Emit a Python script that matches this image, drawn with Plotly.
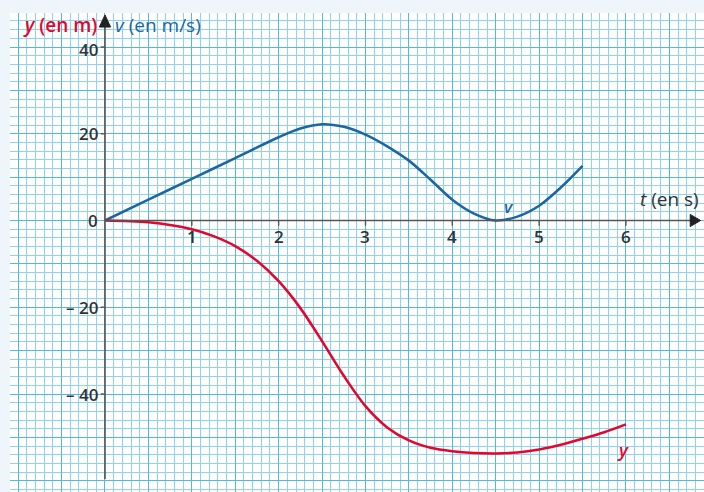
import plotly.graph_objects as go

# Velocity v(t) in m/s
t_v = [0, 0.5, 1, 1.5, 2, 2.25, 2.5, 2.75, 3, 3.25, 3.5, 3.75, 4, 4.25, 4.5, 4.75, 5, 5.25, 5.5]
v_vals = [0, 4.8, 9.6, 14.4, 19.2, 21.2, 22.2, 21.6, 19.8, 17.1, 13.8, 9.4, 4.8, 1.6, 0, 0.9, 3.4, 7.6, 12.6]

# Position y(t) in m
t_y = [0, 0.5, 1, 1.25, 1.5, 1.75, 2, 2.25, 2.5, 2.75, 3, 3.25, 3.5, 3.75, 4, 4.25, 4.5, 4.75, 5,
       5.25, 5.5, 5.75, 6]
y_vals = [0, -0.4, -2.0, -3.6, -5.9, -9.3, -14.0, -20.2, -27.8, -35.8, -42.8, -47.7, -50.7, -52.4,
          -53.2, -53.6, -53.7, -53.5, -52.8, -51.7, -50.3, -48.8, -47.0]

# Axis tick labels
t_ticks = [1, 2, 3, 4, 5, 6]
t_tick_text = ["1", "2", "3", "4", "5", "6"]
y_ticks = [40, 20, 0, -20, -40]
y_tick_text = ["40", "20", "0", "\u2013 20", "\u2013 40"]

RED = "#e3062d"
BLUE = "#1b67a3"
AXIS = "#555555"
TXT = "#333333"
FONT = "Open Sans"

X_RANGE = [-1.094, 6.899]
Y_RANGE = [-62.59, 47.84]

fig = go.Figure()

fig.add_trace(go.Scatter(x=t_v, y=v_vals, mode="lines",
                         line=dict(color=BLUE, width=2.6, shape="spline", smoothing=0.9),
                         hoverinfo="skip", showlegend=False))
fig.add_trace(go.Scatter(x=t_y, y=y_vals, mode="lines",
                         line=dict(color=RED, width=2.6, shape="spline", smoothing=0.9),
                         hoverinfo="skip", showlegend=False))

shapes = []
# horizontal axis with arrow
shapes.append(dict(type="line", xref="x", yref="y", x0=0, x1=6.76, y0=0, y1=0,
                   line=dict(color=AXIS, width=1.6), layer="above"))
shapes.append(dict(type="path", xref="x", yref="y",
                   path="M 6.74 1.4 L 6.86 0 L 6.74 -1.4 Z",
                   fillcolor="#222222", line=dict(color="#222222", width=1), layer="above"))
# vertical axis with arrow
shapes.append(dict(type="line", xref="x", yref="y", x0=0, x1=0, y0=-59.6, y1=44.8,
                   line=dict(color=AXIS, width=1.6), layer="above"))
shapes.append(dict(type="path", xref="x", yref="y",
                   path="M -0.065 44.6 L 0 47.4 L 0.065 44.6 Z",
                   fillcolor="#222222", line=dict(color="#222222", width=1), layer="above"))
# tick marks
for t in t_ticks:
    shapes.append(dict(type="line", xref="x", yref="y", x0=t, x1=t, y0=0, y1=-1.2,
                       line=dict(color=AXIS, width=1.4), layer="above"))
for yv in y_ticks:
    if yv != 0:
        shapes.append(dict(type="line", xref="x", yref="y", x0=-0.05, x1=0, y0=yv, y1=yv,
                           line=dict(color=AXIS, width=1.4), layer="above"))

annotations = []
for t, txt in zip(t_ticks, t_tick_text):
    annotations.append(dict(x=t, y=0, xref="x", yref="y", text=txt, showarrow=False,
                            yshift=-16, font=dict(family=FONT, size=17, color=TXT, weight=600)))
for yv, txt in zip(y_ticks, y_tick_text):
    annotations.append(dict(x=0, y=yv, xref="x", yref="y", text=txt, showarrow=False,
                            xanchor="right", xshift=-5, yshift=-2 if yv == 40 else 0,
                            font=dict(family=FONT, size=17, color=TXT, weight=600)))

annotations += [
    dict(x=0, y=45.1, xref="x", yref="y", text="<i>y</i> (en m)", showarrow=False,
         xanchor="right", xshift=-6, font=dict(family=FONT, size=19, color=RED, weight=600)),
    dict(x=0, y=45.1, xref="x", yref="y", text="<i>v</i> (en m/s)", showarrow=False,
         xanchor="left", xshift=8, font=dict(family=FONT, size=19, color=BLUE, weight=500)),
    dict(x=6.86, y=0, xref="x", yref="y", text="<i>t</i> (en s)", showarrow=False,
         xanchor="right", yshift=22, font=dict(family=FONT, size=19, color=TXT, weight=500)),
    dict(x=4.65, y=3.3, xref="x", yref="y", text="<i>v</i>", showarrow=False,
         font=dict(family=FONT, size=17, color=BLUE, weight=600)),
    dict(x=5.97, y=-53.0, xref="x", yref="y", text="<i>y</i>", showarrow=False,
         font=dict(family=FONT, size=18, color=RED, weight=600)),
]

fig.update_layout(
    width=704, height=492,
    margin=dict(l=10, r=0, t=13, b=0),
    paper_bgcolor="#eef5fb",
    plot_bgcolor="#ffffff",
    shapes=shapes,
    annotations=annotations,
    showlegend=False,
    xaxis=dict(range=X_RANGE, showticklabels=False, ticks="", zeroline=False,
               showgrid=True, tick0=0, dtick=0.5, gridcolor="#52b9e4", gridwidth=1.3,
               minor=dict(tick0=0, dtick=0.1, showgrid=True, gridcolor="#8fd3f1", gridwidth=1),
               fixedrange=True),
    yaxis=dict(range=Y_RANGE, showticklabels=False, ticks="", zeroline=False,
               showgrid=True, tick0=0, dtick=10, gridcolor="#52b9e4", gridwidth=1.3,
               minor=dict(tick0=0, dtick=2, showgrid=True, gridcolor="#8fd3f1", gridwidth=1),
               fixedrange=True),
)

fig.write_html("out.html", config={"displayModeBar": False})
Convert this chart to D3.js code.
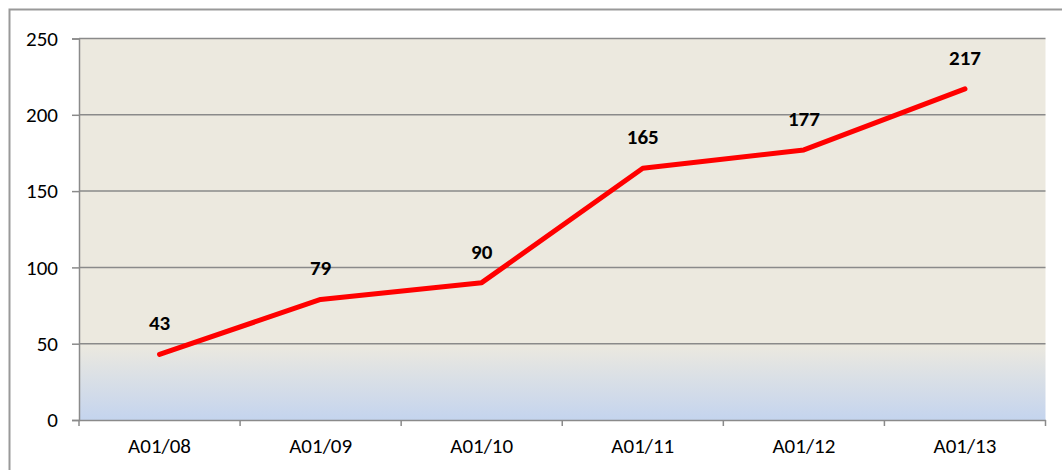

▶ [Your goal]: Show the lines that mention the word "this".

▶ [Task solution]:
Emit a Python script that matches this image, drawn with Plotly.
Convert this chart to D3.js code.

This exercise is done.